Canada Announces Plan to Pull a “Bankia” in the Case of a Canadian bank “No Longer Being Viable”

In the Canadian Financial Post, columnist Barbara Shecter penned an article entitled “Ottawa Reveals Proposals to Protect Tax PayersFrom Covering Bank Bail-outs.” It was said that just this past Friday Canadian Finance Minister Joe Oliver launched the process of instituting a “Bail-in regime,” were there to be a “highly unlikely” event that a Canadian bank would go bankrupt.

What’s put forward is the same narrative we’ve heard regarding the bail-in in Cyprus and the Single Resolution Mechanism being imposed on the entirety of the European Union, except they’re saying its not the same thing: instead of tax payers having to pay, so they say, it will be the creditors themselves as a means of “protecting” the tax-payer.
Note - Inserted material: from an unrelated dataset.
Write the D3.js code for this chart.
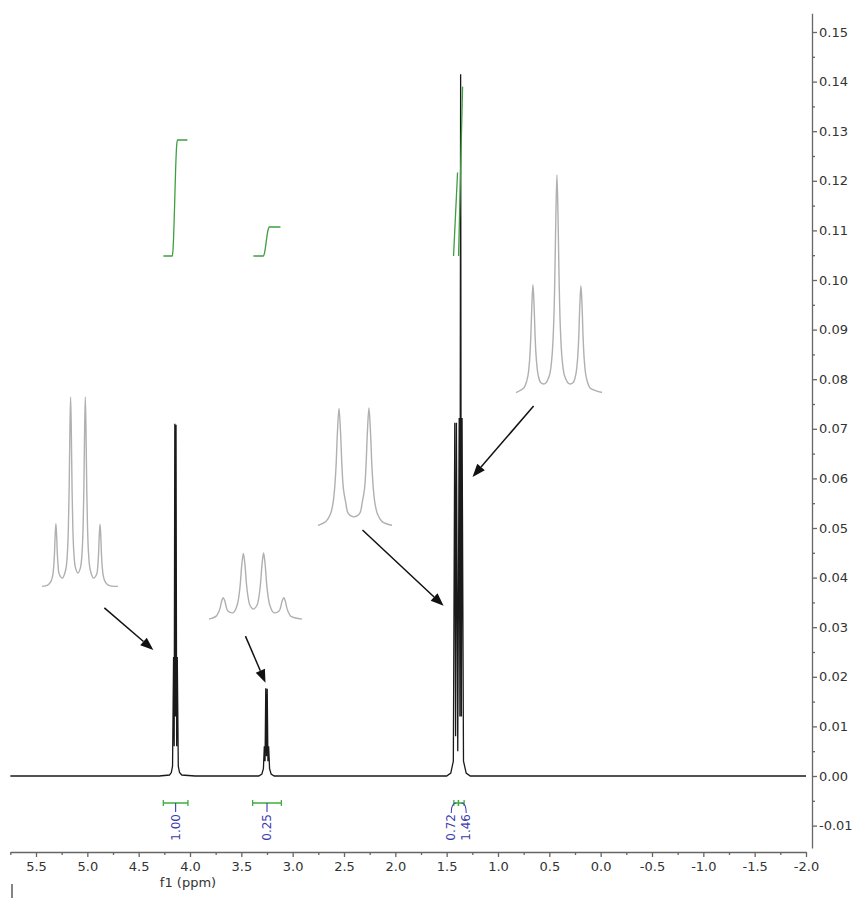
<!DOCTYPE html>
<html>
<head>
<meta charset="utf-8">
<script src="https://cdn.jsdelivr.net/npm/d3@7"></script>
<style>
  body { margin: 0; background: #fff; }
  text { font-family: "DejaVu Sans", Verdana, sans-serif; }
</style>
</head>
<body>
<script>
// axis ticks
const xTicks = [5.5, 5.0, 4.5, 4.0, 3.5, 3.0, 2.5, 2.0, 1.5, 1.0, 0.5, 0.0, -0.5, -1.0, -1.5, -2.0];
const xMinor = [5.75, 5.25, 4.75, 4.25, 3.75, 3.25, 2.75, 2.25, 1.75, 1.25, 0.75, 0.25, -0.25, -0.75, -1.25, -1.75];
const yTicks = [-0.01, 0.00, 0.01, 0.02, 0.03, 0.04, 0.05, 0.06, 0.07, 0.08, 0.09, 0.10, 0.11, 0.12, 0.13, 0.14, 0.15];
const yMinor = [-0.005, 0.005, 0.015, 0.025, 0.035, 0.045, 0.055, 0.065, 0.075, 0.085, 0.095, 0.105, 0.115, 0.125, 0.135, 0.145];

// 1H spectrum [ppm, intensity]
const spectrum = [
  [5.75, 0], [4.30, 0], [4.20, 0.0002], [4.182, 0.0007], [4.170, 0.002],
  [4.160, 0.024], [4.154, 0.006], [4.148, 0.071], [4.142, 0.012], [4.136, 0.0708],
  [4.130, 0.006], [4.124, 0.024], [4.114, 0.002], [4.102, 0.0007], [4.08, 0.0002],
  [3.95, 0], [3.33, 0], [3.30, 0.0004], [3.285, 0.0015], [3.276, 0.006],
  [3.269, 0.003], [3.262, 0.0177], [3.255, 0.004], [3.248, 0.0176], [3.241, 0.003],
  [3.234, 0.006], [3.225, 0.0015], [3.21, 0.0004], [3.18, 0],
  [1.50, 0], [1.46, 0.0006], [1.435, 0.003], [1.421, 0.0712], [1.413, 0.008],
  [1.405, 0.0712], [1.392, 0.005], [1.378, 0.0722], [1.371, 0.012], [1.364, 0.1415],
  [1.357, 0.012], [1.350, 0.0722], [1.336, 0.003], [1.31, 0.0006], [1.27, 0],
  [-2.0, 0]
];

// expansions of the multiplets [ppm, intensity]
const insetQuartetA = [
  [4.174, 0.0006], [4.167, 0.0011], [4.163, 0.0025], [4.161, 0.0045], [4.1597, 0.0079],
  [4.1588, 0.0124], [4.1579, 0.0196], [4.157, 0.0240], [4.1561, 0.0196], [4.1552, 0.0126],
  [4.1543, 0.0084], [4.153, 0.0052], [4.149, 0.0037], [4.145, 0.0068], [4.143, 0.0127],
  [4.1417, 0.0228], [4.1408, 0.0363], [4.1399, 0.0576], [4.139, 0.0712], [4.1381, 0.0577],
  [4.1372, 0.0364], [4.1363, 0.0230], [4.135, 0.0131], [4.133, 0.0075], [4.130, 0.0056],
  [4.127, 0.0075], [4.125, 0.0131], [4.1237, 0.0230], [4.1228, 0.0364], [4.1219, 0.0577],
  [4.121, 0.0712], [4.1201, 0.0576], [4.1192, 0.0363], [4.1183, 0.0228], [4.117, 0.0127],
  [4.115, 0.0068], [4.111, 0.0037], [4.107, 0.0052], [4.1057, 0.0084], [4.1048, 0.0126],
  [4.1039, 0.0196], [4.103, 0.0238], [4.1021, 0.0196], [4.1012, 0.0124], [4.1003, 0.0079],
  [4.099, 0.0045], [4.097, 0.0025], [4.093, 0.0011], [4.081, 0.0006]
];
const insetQuartetB = [
  [3.2858, 0.0005], [3.281, 0.0012], [3.2793, 0.0022], [3.2782, 0.0033], [3.2771, 0.0051],
  [3.276, 0.0061], [3.2749, 0.0053], [3.2738, 0.0036], [3.2727, 0.0026], [3.269, 0.0022],
  [3.2665, 0.0039], [3.2653, 0.0060], [3.2642, 0.0094], [3.2631, 0.0147], [3.262, 0.0177],
  [3.2609, 0.0147], [3.2598, 0.0095], [3.2587, 0.0062], [3.2575, 0.0042], [3.255, 0.0031],
  [3.2525, 0.0042], [3.2513, 0.0062], [3.2502, 0.0095], [3.2491, 0.0147], [3.248, 0.0178],
  [3.2469, 0.0147], [3.2458, 0.0094], [3.2447, 0.0060], [3.2435, 0.0039], [3.241, 0.0022],
  [3.2373, 0.0026], [3.2362, 0.0036], [3.2351, 0.0053], [3.234, 0.0061], [3.2329, 0.0051],
  [3.2318, 0.0033], [3.2307, 0.0022], [3.229, 0.0012], [3.2214, 0.0005]
];
const insetDoublet = [
  [1.4322, 0.0016], [1.428, 0.0038], [1.4256, 0.0081], [1.4242, 0.0147], [1.4234, 0.0225],
  [1.4226, 0.0360], [1.4218, 0.0574], [1.421, 0.0710], [1.4202, 0.0576], [1.4194, 0.0363],
  [1.4186, 0.0229], [1.4174, 0.0152], [1.416, 0.0085], [1.413, 0.0066], [1.410, 0.0085],
  [1.4086, 0.0152], [1.4074, 0.0229], [1.4066, 0.0363], [1.4058, 0.0576], [1.405, 0.0712],
  [1.4042, 0.0574], [1.4034, 0.0360], [1.4026, 0.0225], [1.4018, 0.0147], [1.4004, 0.0081],
  [1.398, 0.0038], [1.3927, 0.0016]
];
const insetTriplet = [
  [1.3879, 0.0016], [1.3835, 0.0044], [1.3825, 0.0062], [1.381, 0.0120], [1.380, 0.0219],
  [1.3793, 0.0364], [1.37865, 0.0577], [1.378, 0.0712], [1.37735, 0.0578], [1.3767, 0.0365],
  [1.376, 0.0227], [1.375, 0.0132], [1.3735, 0.0081], [1.371, 0.0073], [1.3685, 0.0122],
  [1.367, 0.0234], [1.366, 0.0431], [1.3653, 0.0718], [1.36465, 0.1144], [1.364, 0.1420],
  [1.36335, 0.1144], [1.3627, 0.0718], [1.362, 0.0431], [1.361, 0.0234], [1.3595, 0.0122],
  [1.357, 0.0073], [1.3545, 0.0081], [1.353, 0.0132], [1.352, 0.0227], [1.3513, 0.0365],
  [1.35065, 0.0578], [1.350, 0.0705], [1.34935, 0.0577], [1.3487, 0.0364], [1.348, 0.0219],
  [1.347, 0.0120], [1.3455, 0.0062], [1.3445, 0.0044], [1.3377, 0.0016]
];

// integral curves [ppm, cumulative integral]
const integralA = [[4.259, 0], [4.172, 0], [4.166, 0.05], [4.130, 0.95], [4.123, 1.00], [4.025, 1.00]];
const integralB = [[3.382, 0], [3.284, 0], [3.276, 0.02], [3.238, 0.23], [3.228, 0.25], [3.119, 0.25]];
const integralC = [[1.433, 0], [1.394, 0.72]];
const integralD = [[1.384, 0], [1.345, 1.46]];
const integralRanges = [[4.26, 4.02], [3.39, 3.11], [1.43, 1.385], [1.385, 1.33]];
const integralValues = [1.00, 0.25, 0.72, 1.46];

// arrows from expansions to peaks [ppm, intensity] -> [ppm, intensity]
const arrows = [
  [[4.834, 0.0339], [4.357, 0.0254]],
  [[3.460, 0.0282], [3.265, 0.0188]],
  [[2.320, 0.0496], [1.530, 0.0343]],
  [[0.653, 0.0746], [1.248, 0.0603]]
];

const svg = d3.select("body").append("svg")
  .attr("width", 855)
  .attr("height", 900);

const x = d3.scaleLinear().domain([5.5, -2.0]).range([36, 806]);
const y = d3.scaleLinear().domain([0, 0.15]).range([776, 32]);

// x axis
const xa = x.copy().domain([5.75, -2.0]).range([x(5.75), x(-2.0)]);
const xAxis = svg.append("g").attr("transform", "translate(0,852)");
xAxis.call(d3.axisBottom(xa).tickValues(xTicks).tickFormat(d => d.toFixed(1))
  .tickSize(5).tickSizeOuter(0).tickPadding(5));
xAxis.append("g").call(d3.axisBottom(xa).tickValues(xMinor).tickFormat("").tickSize(3))
  .select(".domain").remove();

// y axis
const ya = y.copy().domain([-0.0145, 0.1538]).range([y(-0.0145), y(0.1538)]);
const yAxis = svg.append("g").attr("transform", "translate(812,0)");
yAxis.call(d3.axisRight(ya).tickValues(yTicks).tickFormat(d => d.toFixed(2))
  .tickSize(5).tickSizeOuter(0).tickPadding(2));
yAxis.append("g").call(d3.axisRight(ya).tickValues(yMinor).tickFormat("").tickSize(3))
  .select(".domain").remove();

svg.selectAll(".domain, .tick line").attr("stroke", "#666").attr("stroke-width", 1.3);
svg.selectAll(".tick text").attr("font-size", 13).attr("fill", "#333")
  .attr("font-family", "DejaVu Sans, Verdana, sans-serif");

svg.append("text")
  .attr("x", 188)
  .attr("y", 887)
  .attr("text-anchor", "middle")
  .attr("font-size", 13)
  .attr("fill", "#333")
  .text("f1 (ppm)");

svg.append("line")
  .attr("x1", 12).attr("x2", 12)
  .attr("y1", 884).attr("y2", 898)
  .attr("stroke", "#333").attr("stroke-width", 1.2);

// expansions
const insets = [
  {data: insetQuartetA, dom: [4.174, 4.081], xr: [42, 118], top: 0.0712, yr: [588, 397]},
  {data: insetQuartetB, dom: [3.2858, 3.2214], xr: [209, 302], top: 0.0178, yr: [621, 553]},
  {data: insetDoublet, dom: [1.4322, 1.3927], xr: [318, 392], top: 0.0712, yr: [528, 408]},
  {data: insetTriplet, dom: [1.3879, 1.3377], xr: [516, 602], top: 0.1420, yr: [395, 175]}
];
insets.forEach(s => {
  const ix = d3.scaleLinear().domain(s.dom).range(s.xr);
  const iy = d3.scaleLinear().domain([0, s.top]).range(s.yr);
  svg.append("path")
    .datum(s.data)
    .attr("fill", "none")
    .attr("stroke", "#b0b0b0")
    .attr("stroke-width", 1.4)
    .attr("d", d3.line().x(d => ix(d[0])).y(d => iy(d[1])).curve(d3.curveCatmullRom.alpha(0.5)));
});

// spectrum
svg.append("path")
  .datum(spectrum)
  .attr("fill", "none")
  .attr("stroke", "#1a1a1a")
  .attr("stroke-width", 1.3)
  .attr("d", d3.line().x(d => x(d[0])).y(d => y(d[1])));

// integral curves
const iy = d3.scaleLinear().domain([0, 1]).range([256, 140]);
[integralA, integralB, integralC, integralD].forEach(c => {
  svg.append("path")
    .datum(c)
    .attr("fill", "none")
    .attr("stroke", "#3f9f3f")
    .attr("stroke-width", 1.3)
    .attr("d", d3.line().x(d => x(d[0])).y(d => iy(d[1])).curve(d3.curveMonotoneX));
});

// integral brackets + values
const by = 803;
const centers = integralRanges.map(r => (x(r[0]) + x(r[1])) / 2);
const labelX = centers.slice();
for (let i = 1; i < labelX.length; i++) {
  if (labelX[i] - labelX[i - 1] < 15) {
    const mid = (labelX[i] + labelX[i - 1]) / 2;
    labelX[i - 1] = mid - 7.5;
    labelX[i] = mid + 7.5;
  }
}
integralRanges.forEach((r, i) => {
  const x0 = x(r[0]), x1 = x(r[1]);
  svg.append("path")
    .attr("fill", "none")
    .attr("stroke", "#3fae3f")
    .attr("stroke-width", 1.3)
    .attr("d", `M${x0},${by - 3}V${by + 3}M${x0},${by}H${x1}M${x1},${by - 3}V${by + 3}`);
  const cx = centers[i], lx = labelX[i];
  const conn = Math.abs(cx - lx) < 1
    ? `M${cx},${by}V${by + 9}`
    : `M${cx},${by}Q${lx},${by} ${lx},${by + 10}`;
  svg.append("path")
    .attr("fill", "none")
    .attr("stroke", "#3b3bae")
    .attr("stroke-width", 1.1)
    .attr("d", conn);
  svg.append("text")
    .attr("transform", `translate(${lx},${by + 11}) rotate(-90)`)
    .attr("text-anchor", "end")
    .attr("dy", "0.35em")
    .attr("font-size", 12)
    .attr("fill", "#3b3bae")
    .text(integralValues[i].toFixed(2));
});

// arrows
arrows.forEach(a => {
  const x1 = x(a[0][0]), y1 = y(a[0][1]);
  const x2 = x(a[1][0]), y2 = y(a[1][1]);
  const len = Math.hypot(x2 - x1, y2 - y1);
  const ux = (x2 - x1) / len, uy = (y2 - y1) / len;
  const hl = 13, hw = 5;
  const bx = x2 - ux * hl, byy = y2 - uy * hl;
  svg.append("line")
    .attr("x1", x1).attr("y1", y1)
    .attr("x2", bx).attr("y2", byy)
    .attr("stroke", "#111").attr("stroke-width", 1.5);
  svg.append("path")
    .attr("fill", "#111")
    .attr("d", `M${x2},${y2}L${bx - uy * hw},${byy + ux * hw}L${bx + uy * hw},${byy - ux * hw}Z`);
});
</script>
</body>
</html>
This is essentially the same process the world witnessed with the famous case of the Spanish bank Bankia. In the case of Bankia, upon its perceived bankruptcy, its depositors were deceived into purchasing the banks preferred stocks, only to have those stocks tumble to .01 percent of their value in the matter of weeks. In this case, reference is made to senior long term debt, which the bank will be able to convert into equity for the bank. Senior long-term  debt concerns in large part fixed income sources, of which pensions and  Canadian Pension Plans for example, are invested. Therefore the idea of tax payers being exempt is completely fraudulent, given many of these “tax payers” have pensions, and savings, which across the world as in the case of Detroit’s bankruptcy, Cyprus or the planned EU Single Resolution Mechanism, are all different tricks for looting the population in order to save a dying financial empire. In this specific instance it explicitly states that bank deposits are exempt unlike in the Title II of Dodd Frank and others,  but the reality of the world financial system disintegrating should give any thinking citizen the perspective that Canada would not fare too well were Europe and the USA to go into a systemic seizure of depositors accounts.

There’s also a proposal for the cancellation of some or all of the pre-existing bank shares, which is exactly what it means; the banks shares will be devalued to zero…

An ominous foreshadowing of this comes as only recently the Royal Bank of Canada announced its sale of “Bail-in Bonds,” which are bonds, like senior long term debt, which would be converted into equity i.e. Bankia style shares, in the case of a default declared by the Office of the Superintendant of Financial Institutions (OFSI). In fact, under the new Basel III international banking regulations, nations are actually required to issue “bail-bonds.”

Are secret bail-in bonds already being sold, as in the case of Spain’s Bankia, in Canada?